Thompson was best-known for his novels, of which he wrote more than thirty. Most of his output occurred between the late 1940s and mid 1950s. Despite some positive reviews (the writer and critic Anthony Boucher, for example, reviewed many of Thompson's novels in the New York Times), Thompson was little recognized during his lifetime. His stature grew only after his death, when, in the late 1980s several of his novels were republished in the Black Lizard series of rediscovered crime fiction. Thompson was an admirer of Fyodor Dostoevsky and was nicknamed "Dimestore Dostoevsky" by writer Geoffrey O'Brien. Film director Stephen Frears, who filmed The Grifters, also identified elements of Greek tragedy  in his themes.
Thompson's books are populated by grifters, losers and psychopaths, some on the fringes of society, some in the very heart of it. His nihilistic worldview was best served by first person narratives, revealing an almost frighteningly deep understanding of the workings of warped minds. There are practically no "good guys" in Thompson's works, nearly everyone is abusive, opportunistic, or simply biding their time.

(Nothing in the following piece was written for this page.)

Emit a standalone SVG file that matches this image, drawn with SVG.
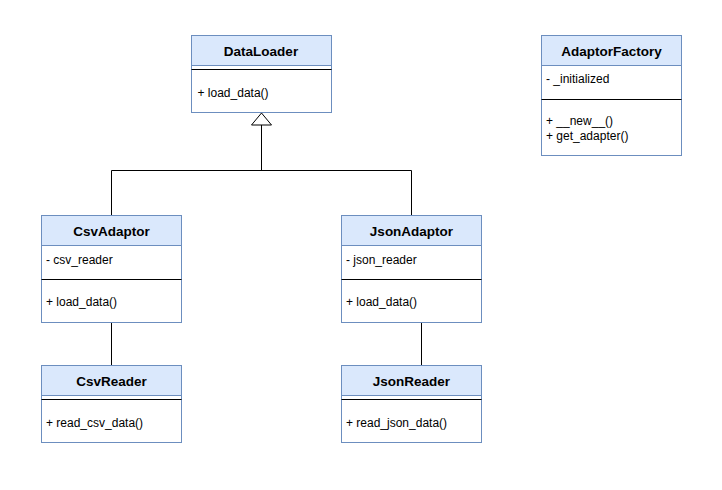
<svg xmlns="http://www.w3.org/2000/svg" width="722" height="490" viewBox="0 0 722 490">
  <style>
    .box { fill: #ffffff; stroke: #6c8ebf; stroke-width: 1; }
    .head { fill: #dae8fc; stroke: #6c8ebf; stroke-width: 1; }
    .div { stroke: #000000; stroke-width: 1; }
    .title { font-family: "Liberation Sans", Arial, sans-serif; font-size: 13.5px; font-weight: bold; fill: #000; text-anchor: middle; }
    .member { font-family: "Liberation Sans", Arial, sans-serif; font-size: 12px; fill: #000; }
    .edge { fill: none; stroke: #000000; stroke-width: 1; }
  </style>
  <rect width="722" height="490" fill="#ffffff"/>

  <g id="connectors">
    <!-- generalization to DataLoader -->
    <path class="edge" d="M111.5 215 V170.5 H411.5 V215"/>
    <path class="edge" d="M261.5 170.5 V125"/>
    <path d="M261.5 113 L271.5 125 L251.5 125 Z" fill="#ffffff" stroke="#000000" stroke-width="1"/>
    <!-- adaptor to reader associations -->
    <path class="edge" d="M111.5 323 V365"/>
    <path class="edge" d="M421.5 323 V365"/>
  </g>

  <g id="DataLoader">
    <rect class="box" x="191.5" y="35.5" width="140" height="77"/>
    <rect class="head" x="191.5" y="35.5" width="140" height="30"/>
    <line class="div" x1="191.5" y1="69.5" x2="331.5" y2="69.5"/>
    <text class="title" x="261" y="55.5">DataLoader</text>
    <text class="member" x="197.5" y="96.5">+ load_data()</text>
  </g>

  <g id="AdaptorFactory">
    <rect class="box" x="541.5" y="35.5" width="140" height="120"/>
    <rect class="head" x="541.5" y="35.5" width="140" height="30"/>
    <line class="div" x1="541.5" y1="99.5" x2="681.5" y2="99.5"/>
    <text class="title" x="611.5" y="55.5">AdaptorFactory</text>
    <text class="member" x="546" y="82.5">- _initialized</text>
    <text class="member" x="546" y="125">+ __new__()</text>
    <text class="member" x="546" y="139.5">+ get_adapter()</text>
  </g>

  <g id="CsvAdaptor">
    <rect class="box" x="41.5" y="215.5" width="140" height="107"/>
    <rect class="head" x="41.5" y="215.5" width="140" height="30"/>
    <line class="div" x1="41.5" y1="279.5" x2="181.5" y2="279.5"/>
    <text class="title" x="111.5" y="235.5">CsvAdaptor</text>
    <text class="member" x="46" y="264">- csv_reader</text>
    <text class="member" x="46" y="306">+ load_data()</text>
  </g>

  <g id="JsonAdaptor">
    <rect class="box" x="341.5" y="215.5" width="140" height="107"/>
    <rect class="head" x="341.5" y="215.5" width="140" height="30"/>
    <line class="div" x1="341.5" y1="279.5" x2="481.5" y2="279.5"/>
    <text class="title" x="411.5" y="235.5">JsonAdaptor</text>
    <text class="member" x="346" y="264">- json_reader</text>
    <text class="member" x="346" y="306">+ load_data()</text>
  </g>

  <g id="CsvReader">
    <rect class="box" x="41.5" y="365.5" width="140" height="77"/>
    <rect class="head" x="41.5" y="365.5" width="140" height="30"/>
    <line class="div" x1="41.5" y1="399.5" x2="181.5" y2="399.5"/>
    <text class="title" x="111.5" y="385.5">CsvReader</text>
    <text class="member" x="46" y="426.5">+ read_csv_data()</text>
  </g>

  <g id="JsonReader">
    <rect class="box" x="341.5" y="365.5" width="140" height="77"/>
    <rect class="head" x="341.5" y="365.5" width="140" height="30"/>
    <line class="div" x1="341.5" y1="399.5" x2="481.5" y2="399.5"/>
    <text class="title" x="411.5" y="385.5">JsonReader</text>
    <text class="member" x="346" y="426.5">+ read_json_data()</text>
  </g>
</svg>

Screenwriter Donald E. Westlake, who adapted The Grifters for the film version, once observed that alcohol abuse played a large role in Thompson's work, though the abuse was often not explicit. Westlake described typical personal relationships in a Thompson novel as starting out pleasant in the morning, becoming increasingly argumentative through the afternoon, and downright abusive at night. This, he observed, was the effects of an alcoholic lifestyle, which Thompson often lived, and which he "airbrushed out" of his stories .

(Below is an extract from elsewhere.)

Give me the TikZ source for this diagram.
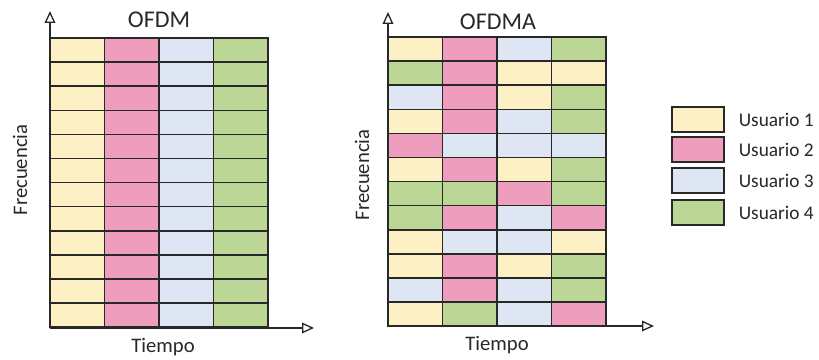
\documentclass[tikz,border=0pt]{standalone}
\usepackage{fontspec}
\setmainfont{Carlito}
\usepackage{tikz}
\usetikzlibrary{arrows.meta,positioning}

\definecolor{user1}{RGB}{252,240,196}
\definecolor{user2}{RGB}{238,158,188}
\definecolor{user3}{RGB}{221,230,242}
\definecolor{user4}{RGB}{188,214,150}
\definecolor{ink}{RGB}{40,40,40}

\begin{document}
\begin{tikzpicture}[x=0.75pt,y=0.75pt,
    cell/.style={draw=ink,line width=1.1pt},
    axis/.style={draw=ink,line width=0.8pt,-{Triangle[open,length=9pt,width=8pt,line width=1pt]}},
    title/.style={text=ink,font=\fontsize{18}{21}\selectfont},
    lbl/.style={text=ink,font=\fontsize{15.5}{18}\selectfont},
    keybox/.style={draw=ink,line width=1.1pt,minimum width=39pt,minimum height=18.5pt,inner sep=0pt},
    keytext/.style={text=ink,font=\fontsize{14.5}{17}\selectfont,right=7pt}
]
\useasboundingbox (0,0) rectangle (819,360);
\def\w{54.5}
\def\h{24.1}
% OFDM: one column per user
\foreach \row in {1,...,12}{
  \foreach \c in {1,2,3,4}{
    \draw[cell,fill=user\c] (50+\w*\c-\w,322-\h*\row) rectangle ++(\w,\h);
  }
}
\coordinate (oA) at (50,32);
\coordinate (oY) at (50,349);
\coordinate (oX) at (314,32);
\draw[axis] (oA) -- (oY);
\draw[axis] (oA) -- (oX);
\node[title] (ofdm) at (159,340) {OFDM};
\node[lbl] (tA) at (163,13) {Tiempo};
\node[lbl,rotate=90] (fA) at (20,190) {Frecuencia};

% OFDMA: users spread over the grid
\foreach \cols [count=\row] in {{1,2,3,4},{4,2,1,1},{3,2,1,4},{1,2,3,4},
    {2,3,3,3},{1,2,1,4},{4,4,2,4},{4,2,3,2},
    {1,3,3,1},{1,2,1,4},{3,2,3,4},{1,4,3,2}}{
  \foreach \c [count=\k] in \cols {
    \draw[cell,fill=user\c] (388+\w*\k-\w,323-\h*\row) rectangle ++(\w,\h);
  }
}
\coordinate (mA) at (388,34);
\coordinate (mY) at (388,348);
\coordinate (mX) at (654,34);
\draw[axis] (mA) -- (mY);
\draw[axis] (mA) -- (mX);
\node[title] (ofdma) at (498,338) {OFDMA};
\node[lbl] (tB) at (497,15) {Tiempo};
\node[lbl,rotate=90] (fB) at (362,185) {Frecuencia};

% Legend
\foreach \c/\y in {1/240.5,2/210.5,3/179.5,4/147.5}{
  \node[keybox,fill=user\c] (key\c) at (698,\y) {};
  \node[keytext] (keyt\c) at (key\c.east) {Usuario \c};
}
\end{tikzpicture}
\end{document}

Thompson's writing culminated in a few of his best-regarded works: The Killer Inside Me, Savage Night, A Hell of a Woman and Pop. 1280. In these and other works, Thompson turned the often derided pulp genre into literature, into art. Some of his work features unreliable narrators, odd structures, and flirtations with surrealism.
His own life was nearly as colorful as his fiction, and much of Thompson's work was semi-autobiographical, or at least inspired by his own experiences.